What an exhilarating ride
“…is the phrase one might hear after alighting from the big dipper at Luna Park apt for the year that PALMS Australia has experienced? Certainly we’ve been to the heights, plunged to the depths, taken some fast and unexpected turns and risen again to new heights. Or has it been more the exhilaration of Major General Peter Cosgrove who used the term to explain what it was like to be alive after feeling a bullet whiz past his ear?
The year has really been very similar to the cycle of one who goes to live cross-culturally. Beginning with a wonderful honeymoon period where on the surface life can seem idyllic before illusions are shattered and the dawning reality can take one to the pits. After time and some soul searching (we put it at six months) the peaks and troughs even out and a new balance is achieved when authentic engagement brings new and attainable horizons into vision.
The Organisational Review in March uncovered new horizons in developing strategies that build on recent experience with community engagement. In July Brendan Joyce was employed as Community Relations Coordinator to facilitate implementation of a number of these. Returned volunteers will hear from him as he seeks their vital support to help develop Palms CommUnity Partnerships.

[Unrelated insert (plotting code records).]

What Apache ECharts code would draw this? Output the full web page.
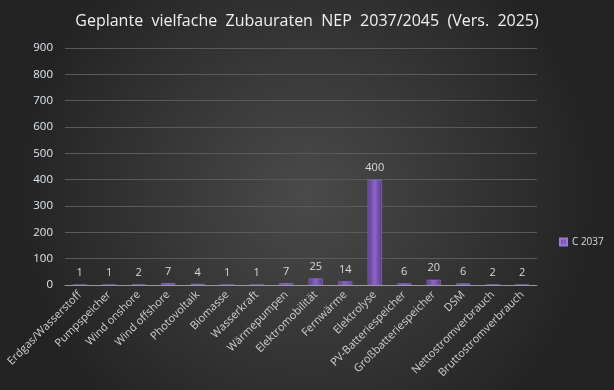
<!DOCTYPE html>
<html><head><meta charset="utf-8">
<script src="https://cdn.jsdelivr.net/npm/echarts@6/dist/echarts.min.js"></script>
<style>html,body{margin:0;padding:0;}#c{width:614px;height:390px;}</style>
</head><body><div id="c"></div>
<script>
const titleText = 'Geplante  vielfache  Zubauraten  NEP  2037/2045  (Vers.  2025)';
const categories = ['Erdgas/Wasserstoff','Pumpspeicher','Wind onshore','Wind offshore','Photovoltaik','Biomasse','Wasserkraft','Wärmepumpen','Elektromobilität','Fernwärme','Elektrolyse','PV-Batteriespeicher','Großbatteriespeicher','DSM','Nettostromverbrauch','Bruttostromverbrauch'];
const seriesName = 'C 2037';
const values = [1,1,2,7,4,1,1,7,25,14,400,6,20,6,2,2];
const yMin = 0, yMax = 900, yStep = 100;

const chart = echarts.init(document.getElementById('c'));
chart.setOption({
  animation: false,
  backgroundColor: {type:'radial', x:0.5, y:0.5, r:0.75, colorStops:[{offset:0,color:'#4a4a4a'},{offset:1,color:'#232323'}]},
  title: {text: titleText, left: 'center', top: 8, textStyle:{color:'#f0f0f0', fontSize:16, fontWeight:'normal', fontFamily:'Open Sans'}},
  legend: {orient:'vertical', left: 554, top: 232, itemWidth:7, itemHeight:7, itemGap:4,
    textStyle:{color:'#d9d9d9', fontSize:10, fontFamily:'Open Sans'},
    data:[{name:seriesName, icon:'rect'}]},
  grid: {left: 65, right: 77, top: 48, bottom: 105, containLabel:false},
  xAxis: {type:'category', data: categories,
    axisLine:{lineStyle:{color:'#9a9a9a', width:1}}, axisTick:{show:false},
    axisLabel:{rotate:45, interval:0, color:'#d0d0d0', fontSize:11, fontFamily:'Open Sans', margin:8}},
  yAxis: {type:'value', min:yMin, max:yMax, interval:yStep,
    axisLine:{show:false}, axisTick:{show:false},
    splitLine:{lineStyle:{color:'#5a5a5a', width:1}},
    axisLabel:{color:'#dfe6ee', fontSize:11.5, fontFamily:'Open Sans', margin:12}},
  series: [{type:'bar', name: seriesName, data: values, barWidth:'48%',
    itemStyle:{color:{type:'linear', x:0, y:0, x2:1, y2:0, colorStops:[
      {offset:0,color:'#5a3a8a'},{offset:0.5,color:'#8d66c8'},{offset:1,color:'#5a3a8a'}]},
      borderColor:'#9b7ad6', borderWidth:0.5},
    label:{show:true, position:'top', distance:6, color:'#d9d9d9', fontSize:11, fontFamily:'Open Sans'}}]
});
</script></body></html>
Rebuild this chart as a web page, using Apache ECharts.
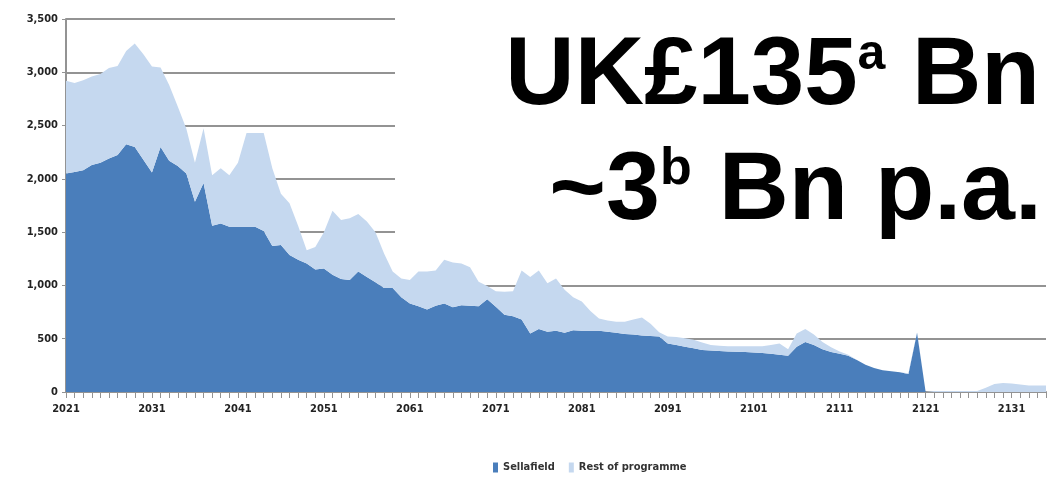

We have had success in church communities who appreciate the unique value of such partnerships. However one reply indicates that forward planning will be needed to get a space in some parishes:
“Our dilemma is trying to accommodate dozens of regular promotions which have been scattered throughout the available year. The parish calendar is log jammed with special Sundays earmarked for particular projects and ministries.”
It’s not that the good news of cross-cultural relationship is not heard in a church. Catholic Mission has benefited from many PALMS returned volunteers speaking in parish appeals around Australia, but the funds they raise are spread far and wide, and while we are grateful for a grant that contributes to the placement of two global mission volunteers, we must do better than that to remain viable.
Being perhaps too reliant on AusAID and other grants, PALMS has never really developed much of an expertise in fund raising. I sometimes wonder why PALMS did not come to share in Project Compassion when our founder Roy Boylan had so much to do with setting it up and we administered it across Australia when it began in the mid 60s.
I do not accept the view put to me recently that the church appropriates the glory of sending people on mission, but is largely uncomfortable that an organisation independent of the hierarchy, manages the program. If that were true in general the church would be closing in on itself and alienating the people of God on whom we rely to share the good news. For 45 years PALMS has had great cooperation from bishops and other church leaders and I have every confidence it will continue.
On a personal level I have sometimes questioned the value of staying to try and make PALMS work with such precarious funding. Certainly it has often seemed unwise for two members of the same family to be employed in such vulnerable circumstances. However the questions disappear when we consider the underlying values of solidarity with those who are far more vulnerable.
And there is the sacrifice made by so many of you: the individuals and families who offer themselves as v o l u n t e e r s (one couple have even decided they can live with a one third cut to their living allowance), those who provide financial and in-kind support from home, and those who have done both. There are the religious orders that realised the possibilities during the consortium bid for an AusAID contract and returned in faith when it wasn’t to be so. And this year the Catholic Mission Home Mission Fund increased their annual grant from $22,500 to $30,000.
On balance the response to the news that Government funding was to finish promoted tremendous supportive reaction. As a result of this and some savings on expenditure an expected $70,000 shortfall turned into a nearly $100,000 surplus. PALMS books finished 2004-05 on a healthy note, which means all in the field will be able to finish their placements, but we enter a challenging year without major grants and to send new participants on a PALMS Global Mission we must obtain the necessary income. As we leave the exhilaration of the Big Dipper to achieve a new balance (I expect to reveal new and attainable horizons at the AGM) we will be greatly assisted by your continued support through regular giving.